A solar panel is constructed as a series string of discrete solar cells (or potentially parallel array). Each cell of the series string has its own series resistance and shunt resistance in addition to the diode junction. Loosely speaking one can construct a circuit equivalent model of a solar panel as shown in the figure below.

Here the panel is constructed with N equal diode junctions all sharing one common photo current source \(I_S\).

We can attempt to solve the load I-V relationship by either applying a know voltage source \(V_L\) or apply a know load current \(I_L\) and then proceed to solveĀ the available load current or load voltage. In this blog post we will apply a know load voltage \(V_L\) and solve for the available load current \(I_L\).

We begin naming the internal voltage across the series string of diodes node \(V_X\).
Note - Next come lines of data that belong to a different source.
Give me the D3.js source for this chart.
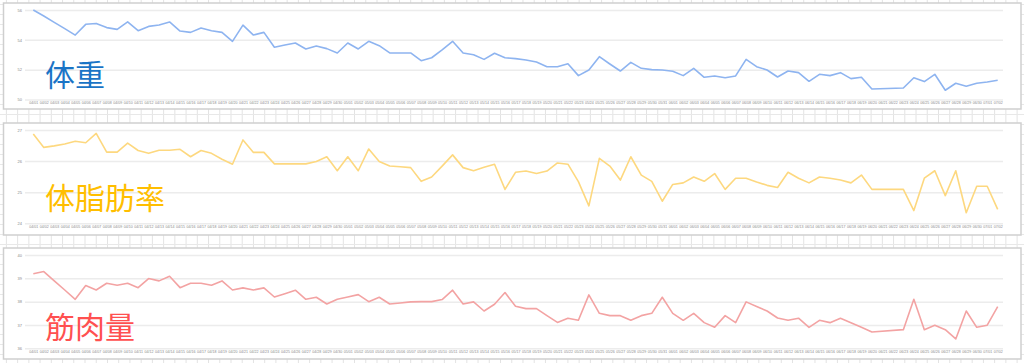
<!DOCTYPE html>
<html><head><meta charset="utf-8">
<script src="https://cdn.jsdelivr.net/npm/d3@7"></script>
<style>
html,body{margin:0;padding:0;background:#fff;}
svg{display:block;}
</style></head>
<body>
<svg id="c" width="1024" height="363"></svg>
<script>
const dates = ["04/01","04/02","04/03","04/04","04/05","04/06","04/07","04/08","04/09","04/10","04/11","04/12","04/13","04/14","04/15","04/16","04/17","04/18","04/19","04/20","04/21","04/22","04/23","04/24","04/25","04/26","04/27","04/28","04/29","04/30",
"05/01","05/02","05/03","05/04","05/05","05/06","05/07","05/08","05/09","05/10","05/11","05/12","05/13","05/14","05/15","05/16","05/17","05/18","05/19","05/20","05/21","05/22","05/23","05/24","05/25","05/26","05/27","05/28","05/29","05/30","05/31",
"06/01","06/02","06/03","06/04","06/05","06/06","06/07","06/08","06/09","06/10","06/11","06/12","06/13","06/14","06/15","06/16","06/17","06/18","06/19","06/20","06/21","06/22","06/23","06/24","06/25","06/26","06/27","06/28","06/29","06/30",
"07/01","07/02"];

const weight = [56.0,55.6,55.17,54.75,54.32,55.04,55.1,54.82,54.7,55.2,54.61,54.9,54.99,55.2,54.59,54.5,54.79,54.61,54.5,53.9,54.99,54.32,54.5,53.5,53.65,53.79,53.39,53.59,53.41,53.12,
53.79,53.39,53.9,53.61,53.12,53.12,53.12,52.6,52.8,53.32,53.9,53.12,53.0,52.69,53.1,52.8,52.74,52.65,52.51,52.2,52.2,52.4,51.6,51.98,52.87,52.38,51.91,52.49,52.09,52.0,51.98,
51.89,51.6,52.09,51.49,51.58,51.46,51.58,52.69,52.2,51.98,51.51,51.91,51.8,51.22,51.69,51.6,51.8,51.4,51.49,50.7,null,null,50.77,51.46,51.2,51.69,50.62,51.09,50.89,51.09,
51.17,51.29];

const bodyFat = [26.87,26.44,26.49,26.55,26.64,26.59,26.89,26.29,26.29,26.58,26.34,26.25,26.35,26.35,26.38,26.14,26.34,26.25,26.06,25.9,26.68,26.28,26.28,25.91,25.91,25.91,25.91,25.99,26.14,25.69,
26.14,25.69,26.39,25.99,25.84,25.82,25.79,25.35,25.49,25.84,26.2,25.79,25.69,25.8,25.9,25.09,25.64,25.68,25.6,25.68,25.94,25.9,25.34,24.56,26.09,25.84,25.39,26.14,25.55,25.35,24.71,
25.25,25.3,25.49,25.35,25.6,25.09,25.45,25.45,25.33,25.22,25.15,25.64,25.45,25.3,25.49,25.45,25.39,25.3,25.55,25.09,null,null,25.09,24.41,25.45,25.69,24.89,25.69,24.34,25.19,
25.19,24.45];

const muscle = [39.2,39.29,38.89,38.5,38.1,38.69,38.5,38.79,38.7,38.79,38.6,38.99,38.89,39.09,38.6,38.79,38.79,38.7,38.89,38.5,38.59,38.5,38.59,38.2,38.34,38.49,38.1,38.19,37.9,38.1,
38.2,38.3,38.0,38.19,37.9,37.94,37.99,38.0,38.0,38.09,38.49,37.9,37.99,37.6,37.89,38.39,37.8,37.7,37.7,37.4,37.11,37.29,37.2,38.29,37.5,37.4,37.4,37.2,37.4,37.5,38.19,
37.5,37.2,37.5,37.1,36.9,37.4,37.1,37.99,37.79,37.6,37.3,37.2,37.29,36.9,37.2,37.1,37.29,37.1,36.9,36.7,null,null,36.8,38.1,36.8,36.99,36.8,36.4,37.6,36.9,
36.99,37.79];

const weightTicks = [50,52,54,56];
const fatTicks = [24,25,26,27];
const muscleTicks = [36,37,38,39,40];

const titles = ["体重","体脂肪率","筋肉量"];

const svg = d3.select("#c");

// spreadsheet background grid
const bg = svg.append("g");
for (let x = 6.4; x < 1024; x += 11.23) {
  bg.append("line").attr("x1", x).attr("x2", x).attr("y1", 0).attr("y2", 363)
    .attr("stroke", "#e3e3e3").attr("stroke-width", 1);
}
for (let y = 4.5; y < 363; y += 10) {
  bg.append("line").attr("x1", 0).attr("x2", 1024).attr("y1", y).attr("y2", y)
    .attr("stroke", "#e8e8e8").attr("stroke-width", 1);
}

const x = d3.scalePoint().domain(dates).range([33.3, 997.7]);

const panels = [
  {title: titles[0], values: weight, ticks: weightTicks, box: [3.5, 3, 1021, 109], yr: [99.5, 10], color: "#8eb4f0", tcolor: "#1a74c6", base: 86, xlab: 103.5},
  {title: titles[1], values: bodyFat, ticks: fatTicks, box: [3.5, 123, 1021, 235], yr: [223.3, 130], color: "#fdd87f", tcolor: "#ffbe00", base: 209, xlab: 227.5},
  {title: titles[2], values: muscle, ticks: muscleTicks, box: [3.5, 248, 1021, 359], yr: [348.3, 255], color: "#f3a3a3", tcolor: "#ff5050", base: 338, xlab: 352.5}
];

panels.forEach(p => {
  const g = svg.append("g");
  g.append("rect").attr("x", p.box[0]).attr("y", p.box[1])
    .attr("width", p.box[2] - p.box[0]).attr("height", p.box[3] - p.box[1])
    .attr("fill", "#fff").attr("stroke", "#cfcfcf").attr("stroke-width", 1.5);

  const y = d3.scaleLinear().domain(d3.extent(p.ticks)).range(p.yr);

  const ya = g.append("g").attr("transform", "translate(25,0)")
    .call(d3.axisLeft(y).tickValues(p.ticks).tickSize(-978).tickPadding(3).tickFormat(d3.format("d")));
  ya.select(".domain").remove();
  ya.selectAll(".tick line").attr("stroke", "#ececec").attr("stroke-width", 1.5);
  ya.selectAll(".tick text").attr("fill", "#8a8a8a").style("font-size", "4px").style("font-family", "Liberation Sans, Arial, sans-serif");

  const xa = g.append("g").attr("transform", `translate(0,${p.xlab - 3})`)
    .call(d3.axisBottom(x).tickSize(0).tickPadding(1));
  xa.select(".domain").remove();
  xa.selectAll(".tick text").attr("fill", "#8a8a8a").style("font-size", "3.6px").style("font-family", "Liberation Sans, Arial, sans-serif");

  const pts = dates.map((d, i) => ({d, v: p.values[i]})).filter(o => o.v !== null);
  const line = d3.line().x(o => x(o.d)).y(o => y(o.v));
  g.append("path").datum(pts).attr("d", line)
    .attr("fill", "none").attr("stroke", p.color).attr("stroke-width", 1.6)
    .attr("stroke-linejoin", "round");

  g.append("text").attr("x", 45).attr("y", p.base).text(p.title)
    .attr("fill", p.tcolor).style("font-size", "30px")
    .style("font-family", "'Noto Sans CJK JP', sans-serif");
});
</script>
</body></html>
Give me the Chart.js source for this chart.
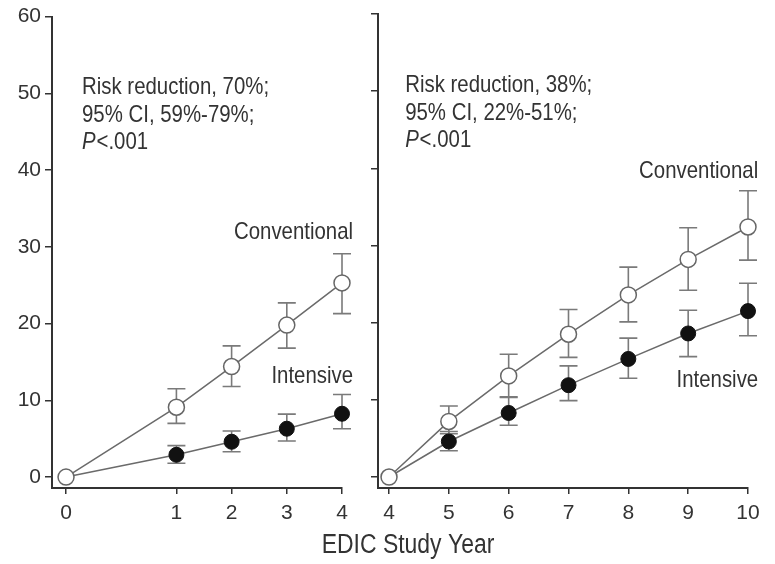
<!DOCTYPE html>
<html>
<head>
<meta charset="utf-8">
<script src="https://cdn.jsdelivr.net/npm/chart.js@4/dist/chart.umd.min.js"></script>
<style>
  html, body { margin: 0; padding: 0; background: #fff; }
  #wrap { position: relative; width: 775px; height: 564px; }
  canvas { position: absolute; left: 0; top: 0; }
</style>
</head>
<body>
<div id="wrap">
  <canvas id="left" width="775" height="564"></canvas>
  <canvas id="right" width="775" height="564"></canvas>
</div>
<script>
// ---------- data ----------
const yTicks = [0, 10, 20, 30, 40, 50, 60];

// Left panel: EDIC years 0-4
const yearsL = [0, 1, 2, 3, 4];
const convL   = [0, 9.1, 14.4, 19.8, 25.3];
const convLlo = [null, 7.0, 11.8, 16.8, 21.3];
const convLhi = [null, 11.5, 17.1, 22.7, 29.1];
const intL    = [0, 2.9, 4.6, 6.3, 8.25];
const intLlo  = [null, 1.8, 3.3, 4.7, 6.3];
const intLhi  = [null, 4.1, 6.0, 8.2, 10.75];

// Right panel: EDIC years 4-10
const yearsR = [4, 5, 6, 7, 8, 9, 10];
const convR   = [0, 7.2, 13.1, 18.5, 23.6, 28.2, 32.4];
const convRlo = [null, 5.6, 10.3, 15.5, 20.1, 24.2, 28.1];
const convRhi = [null, 9.2, 15.9, 21.7, 27.2, 32.3, 37.1];
const intR    = [0, 4.6, 8.3, 11.9, 15.3, 18.6, 21.5];
const intRlo  = [null, 3.4, 6.7, 9.9, 12.8, 15.6, 18.3];
const intRhi  = [null, 5.9, 10.4, 14.4, 18.0, 21.6, 25.1];

const seriesNames = ['Conventional', 'Intensive'];
const statsL = ['Risk reduction, 70%;', '95% CI, 59%-79%;', '<.001'];
const statsR = ['Risk reduction, 38%;', '95% CI, 22%-51%;', '<.001'];
const xTitle = 'EDIC Study Year';

// ---------- styling ----------
const FONT = '"Liberation Sans", Arial, sans-serif';
const NARROW = 0.85;       // horizontal squeeze to mimic a condensed face
const TEXT = '#333';
const AXIS = '#333';

// left panel axis break: year 0 sits two units before year 1
const posL = y => (y === 0 ? 0 : y + 1);

function pts(xs, ys, f) { return xs.map((x, i) => ({ x: f ? f(x) : x, y: ys[i] })); }

const errorBars = {
  id: 'errorBars',
  beforeDatasetsDraw(chart) {
    const ctx = chart.ctx, ys = chart.scales.y;
    ctx.save();
    ctx.strokeStyle = '#7a7a7a';
    ctx.lineWidth = 1.6;
    chart.data.datasets.forEach((ds, di) => {
      const meta = chart.getDatasetMeta(di);
      ds.data.forEach((p, i) => {
        const lo = ds.errLo[i], hi = ds.errHi[i];
        if (lo == null || hi == null) return;
        const x = meta.data[i].x;
        const yl = ys.getPixelForValue(lo), yh = ys.getPixelForValue(hi);
        ctx.beginPath();
        ctx.moveTo(x, yl); ctx.lineTo(x, yh);
        ctx.moveTo(x - 9, yl); ctx.lineTo(x + 9, yl);
        ctx.moveTo(x - 9, yh); ctx.lineTo(x + 9, yh);
        ctx.stroke();
      });
    });
    ctx.restore();
  }
};

function narrowText(ctx, parts, x, y, align, size) {
  // parts: [{text, italic}]
  ctx.save();
  ctx.translate(x, y);
  ctx.scale(NARROW, 1);
  ctx.textBaseline = 'alphabetic';
  ctx.textAlign = 'left';
  let total = 0;
  const widths = parts.map(p => {
    ctx.font = (p.italic ? 'italic ' : '') + size + 'px ' + FONT;
    const w = ctx.measureText(p.text).width + (p.gap || 0);
    total += w; return w;
  });
  let cx = align === 'right' ? -total : align === 'center' ? -total / 2 : 0;
  parts.forEach((p, i) => {
    ctx.font = (p.italic ? 'italic ' : '') + size + 'px ' + FONT;
    ctx.fillText(p.text, cx, 0);
    cx += widths[i];
  });
  ctx.restore();
}

const annotations = {
  id: 'annots',
  afterDraw(chart, args, opts) {
    const ctx = chart.ctx, xs = chart.scales.x, ys = chart.scales.y;
    ctx.save();
    ctx.fillStyle = TEXT;
    const sx = xs.getPixelForValue(opts.stats.x), sy = ys.getPixelForValue(opts.stats.y);
    narrowText(ctx, [{ text: opts.stats.lines[0] }], sx, sy, 'left', 24);
    narrowText(ctx, [{ text: opts.stats.lines[1] }], sx, sy + 28, 'left', 24);
    narrowText(ctx, [{ text: 'P', italic: true, gap: 1 }, { text: opts.stats.lines[2] }], sx, sy + 55, 'left', 24);
    opts.labels.forEach(l => {
      narrowText(ctx, [{ text: l.text }], xs.getPixelForValue(l.x), ys.getPixelForValue(l.y), 'right', 24);
    });
    if (opts.title) {
      narrowText(ctx, [{ text: opts.title.text }], opts.title.x, opts.title.y, 'center', 27);
    }
    ctx.restore();
  }
};

function yAxis(showLabels, width) {
  return {
    type: 'linear', min: -1.425, max: 60,
    afterBuildTicks: s => { s.ticks = yTicks.map(v => ({ value: v })); },
    afterFit: s => { s.width = width; },
    grid: { display: true, drawOnChartArea: false, drawTicks: true, tickLength: 7, color: AXIS, lineWidth: 1.5 },
    border: { display: true, color: AXIS, width: 2 },
    ticks: { display: showLabels, color: TEXT, padding: 4, font: { family: FONT, size: 21 } }
  };
}

function xAxis(min, max, tickVals, labelFor) {
  return {
    type: 'linear', min: min, max: max,
    afterBuildTicks: s => { s.ticks = tickVals.map(v => ({ value: v })); },
    afterFit: s => { s.height = 76; },
    grid: { display: true, drawOnChartArea: false, drawTicks: true, tickLength: 6, color: AXIS, lineWidth: 1.5 },
    border: { display: true, color: AXIS, width: 2 },
    ticks: { color: TEXT, padding: 7, maxRotation: 0, autoSkip: false, font: { family: FONT, size: 21 },
      callback: (v, i) => labelFor(i) }
  };
}

function datasets(xs, conv, convLo, convHi, inten, intLo, intHi, f) {
  return [
    { label: seriesNames[0], data: pts(xs, conv, f), errLo: convLo, errHi: convHi,
      borderColor: '#6a6a6a', borderWidth: 1.5, pointRadius: 8, pointBackgroundColor: '#fff',
      pointBorderColor: '#666', pointBorderWidth: 1.5, clip: false, tension: 0 },
    { label: seriesNames[1], data: pts(xs, inten, f), errLo: intLo, errHi: intHi,
      borderColor: '#6a6a6a', borderWidth: 1.5, pointRadius: 7.5, pointBackgroundColor: '#111',
      pointBorderColor: '#111', pointBorderWidth: 1, clip: false, tension: 0 }
  ];
}

const common = {
  responsive: false, animation: false, events: [],
  plugins: { legend: { display: false }, tooltip: { enabled: false } }
};

new Chart(document.getElementById('left'), {
  type: 'line',
  data: { datasets: datasets(yearsL, convL, convLlo, convLhi, intL, intLlo, intLhi, posL) },
  options: Object.assign({}, common, {
    layout: { padding: { left: 0, top: 14, right: 433, bottom: 0 } },
    scales: {
      x: xAxis(-0.254, 5, yearsL.map(posL), i => String(yearsL[i])),
      y: yAxis(true, 52)
    },
    plugins: Object.assign({}, common.plugins, {
      annots: {
        stats: { x: 0.29, y: 49.9, lines: statsL },
        labels: [ { text: seriesNames[0], x: 5.2, y: 31.0 }, { text: seriesNames[1], x: 5.2, y: 12.3 } ]
      }
    })
  }),
  plugins: [errorBars, annotations]
});

new Chart(document.getElementById('right'), {
  type: 'line',
  data: { datasets: datasets(yearsR, convR, convRlo, convRhi, intR, intRlo, intRhi) },
  options: Object.assign({}, common, {
    layout: { padding: { left: 368, top: 14, right: 27, bottom: 0 } },
    scales: {
      x: xAxis(3.816, 10, yearsR, i => String(yearsR[i])),
      y: yAxis(false, 10)
    },
    plugins: Object.assign({}, common.plugins, {
      annots: {
        stats: { x: 4.27, y: 49.9, lines: statsR },
        labels: [ { text: seriesNames[0], x: 10.17, y: 38.75 }, { text: seriesNames[1], x: 10.17, y: 11.66 } ],
        title: { text: xTitle, x: 408, y: 553 }
      }
    })
  }),
  plugins: [errorBars, annotations]
});
</script>
</body>
</html>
We then apply KCL at \(V_X\) as,

$$ -I_S + \dfrac{V_X}{R_P} + I_o \exp(\dfrac{Vx}{N\eta V_T}) + \dfrac{V_X-V_L}{R_S} = 0$$

Solution of the above equation requires use of the lambert-w function and is far from trivial. We may also solve the equation numerically in Matlab. Sample Matlab code is shown below,

% Define anonymous function based on KCL at internal node Vx f = @(Vx) (Vx-VL)/Rs + Io*exp(Vx/(N*eta*VT)) + Vx/Rp - Is; % solve first root Vx = fzero(f,[min(0,VL) 1*eta*N]); % Output Load Current IL = (Vx - VL)/Rs;

## Simulation Example

Suppose we wish to determine the impact of panel series resistance on the available output power. In the sample code below we define panel parameters and solve for the available load current for some load voltage \(V_L\) and panel series resistance \(R_S\). For simplicity the iteration of panel voltage and series resistance is omitted.

k = 1.3806e-23; q = 1.602e-19; Is = 0.1; N = 4; Io = 1e-10; eta = 2; T = 300; VT = k*T/q; Rp = 100e3; Rs = 1e-3; % Define anonymous function based on KCL at internal node Vx f = @(Vx) (Vx-VL)/Rs + Io*exp(Vx/(N*eta*VT)) + Vx/Rp - Is; % Solve first root Vxi = fzero(f,[min(0,VL) 1*eta*N]); % Output Load Current IL = (Vxi - VL)/Rs;

The results from the simulation code above are shown in the figure below.

We can first note that the panel open-circuit voltage is unaffected by series resistance (this makes sense as with no load current there is no voltage drop across the series resistance \(R_S\)). A second plot focusing on the MMP of the various simulation runs is shown in the figure below.

The maximum point for each simulation run is shown in the table below.

Rs [Ohms] | Pmax [mW] | Vp [V] | Ip [mA] | Vx [V] |
---|---|---|---|---|

0 | 259 | 2.78 | 93.0 | 2.78 |

2 | 242 | 2.62 | 92.1 | 2.81 |

4 | 225 | 2.47 | 91.0 | 2.83 |

6 | 209 | 2.33 | 89.6 | 2.87 |

8 | 193 | 2.20 | 87.8 | 2.90 |

10 | 178 | 2.08 | 85.5 | 2.93 |

We can observe that to a first order the decline in output power is approximately equal to the \(I^2R\) losses of the series resistor \(R_S\).